Une voix solo, scandée par les sonorités du piano et de la guitare, pour traduire l’éprouvante aventure d’un père et de sa fille qui se mesurent aux plus hautes et exigeantes montagnes en solitaire. Destins entremêlés : lui, alpiniste célèbre, s’élance seul sur une paroi himalayenne jamais vaincue, et chute ; elle, suivant les traces de son père, tombe dans une crevasse. Par-delà l’espace et le temps, ils vont s’aider l’un et l’autre à s’arracher à leur abîme.
Dans le cadre des Weeks-ends de la chanson Quebecor, le Théâtre du Vertige présente ENVOL, une pièce de l’auteur et comédien André Frappier, avec en ouverture les chansons de Christian Frappier, dans une mise en scène de Sébastien Frappier.
Seul en scène, André Frappier devient le porteur des deux personnages qui affrontent à mains nues leur destin solitaire. Deux êtres excessifs avec leurs failles, leur abîme. Quand leurs amours se sont refroidis, quand le monde autour d’eux s’est ratatiné, la montagne en a profité, elle les a pris corps et âme. Leur ascension est à l’image de leur vie… extrême.
« Aujourd’hui, on cherche à tout prix la sécurité et le confort dans les moindres actes de notre vie et même dans nos aventures. Dans ma pièce, j’ai voulu mettre en scène des personnages qui affrontent leur vie et la montagne sans filet, » dit l’auteur. « Si la chute est peut-être inévitable, elle peut permettre une remontée vers une liberté nouvelle. »
Éclairages Jean Laurin
Prix : 19.15 $ + frais de service
Studio-Théâtre de la Place des Arts
175, rue Ste-Catherine Ouest
Billetterie : 514 842-2112 ou sans frais au 1 866 842-2112
par Daphné Bathalon
« Ça déraillait en moi depuis quelque temps », nous confie d’entrée de jeu Patrice, un alpiniste d’expérience, piégé par une crevasse au cœur du mont Lhotse dont il faisait l’ascension. En pensée, il fait appel à sa fille, avec qui il partage un intérêt pour la montagne. Il a besoin d’elle pour se tirer de là : « Porte sur tes épaules le père trop faible pour achever sa migration. » C’est d’ailleurs la voix de cette fille, elle-même aux prises avec des angoisses et des obsessions, que le comédien et auteur André Frappier fait entendre dans Envol, bien plus que celle du père.
Chantal n’a, depuis toujours, vécu que pour cette seule passion pour l’escalade, grimpant les sommets à la poursuite de son père, grand absent de sa vie. Une vie par ailleurs marquée par de douloureuses pertes, celle d’une sœur d’abord, puis celle d’un père (parti en expédition et jamais revenu) ; enfin, celle d’un fils et d’un amour possible. Il est donc question du lourd héritage familial et filial, de ce que l’on transmet en poids de malheur à nos propres enfants et qu’ils transmettent à leur tour aux leurs.

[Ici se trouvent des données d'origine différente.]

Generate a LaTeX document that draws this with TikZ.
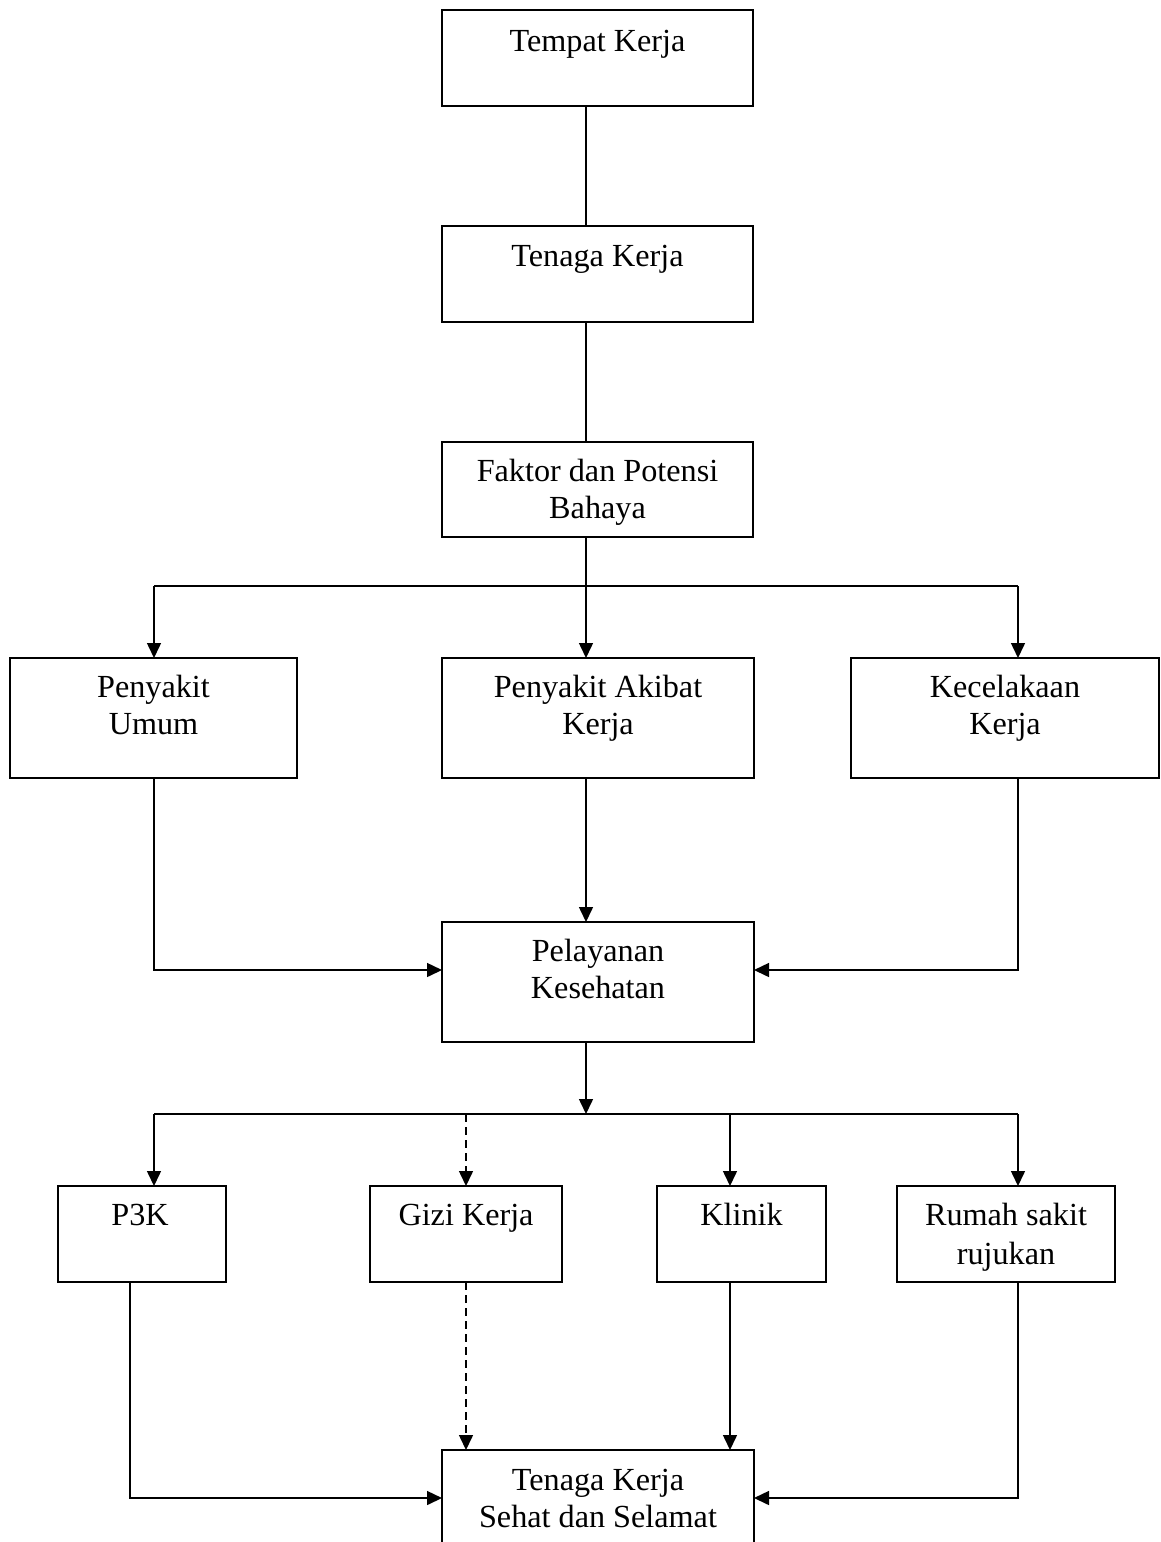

Les montagnes jalonnent le récit de Chantal, elles ont été autant d’épreuves et de pistes de désaccords entre le père et la fille. Des montagnes qui deviennent des parois tueuses la séparant de tous ses êtres chers. L’ascension de l’alpiniste est hélas aussi semée d’embûches pour elle que pour le spectateur. La nervosité du comédien, palpable et audible, fait trembler ses mains et chevroter sa voix, rendant par moments le texte confus. La nervosité heureusement s’atténue vers la fin de l’escalade, se transformant en une vulnérabilité touchante, mais un peu tard pour rattraper l’attention du public. Le texte se révèle pourtant bien intéressant, notamment pour le parallèle que l’auteur établit entre le cheminement intérieur de son personnage et celui de l’ascension de la montagne Cho Oyu, l’un des sommets les plus hauts du monde.
Étrange choix aussi que de faire porter par un homme la voix de cette femme. Il se crée rapidement une distanciation qui brouille notre intérêt pour la quête de Chantal, et sa survie. C’est bien dommage, car le texte contient quelques pépites de paroles que l’on aimerait pouvoir attraper au vol. Le récit est bien enveloppé par des éclairages discrets qui suggèrent les heures du jour et de la nuit, et les lieux que Chantal traverse. À la guitare, Christian Frappé accompagne fidèlement le parcours de l’alpiniste, tant physiquement que psychologiquement. La dernière partie, où l’on délaisse les montagnes et l’escalade pour plonger dans les causes sociales, comme les conditions de vie des sherpas ou le statut politique du Tibet, semble, par comparaison, plutôt maladroite.
Envol ne parvient pas à atteindre les sommets auxquels aspire son personnage principal et nous sème à mi-pente, un peu perdus mais désireux pourtant de suivre le chemin si tentant que laisse entrevoir le texte.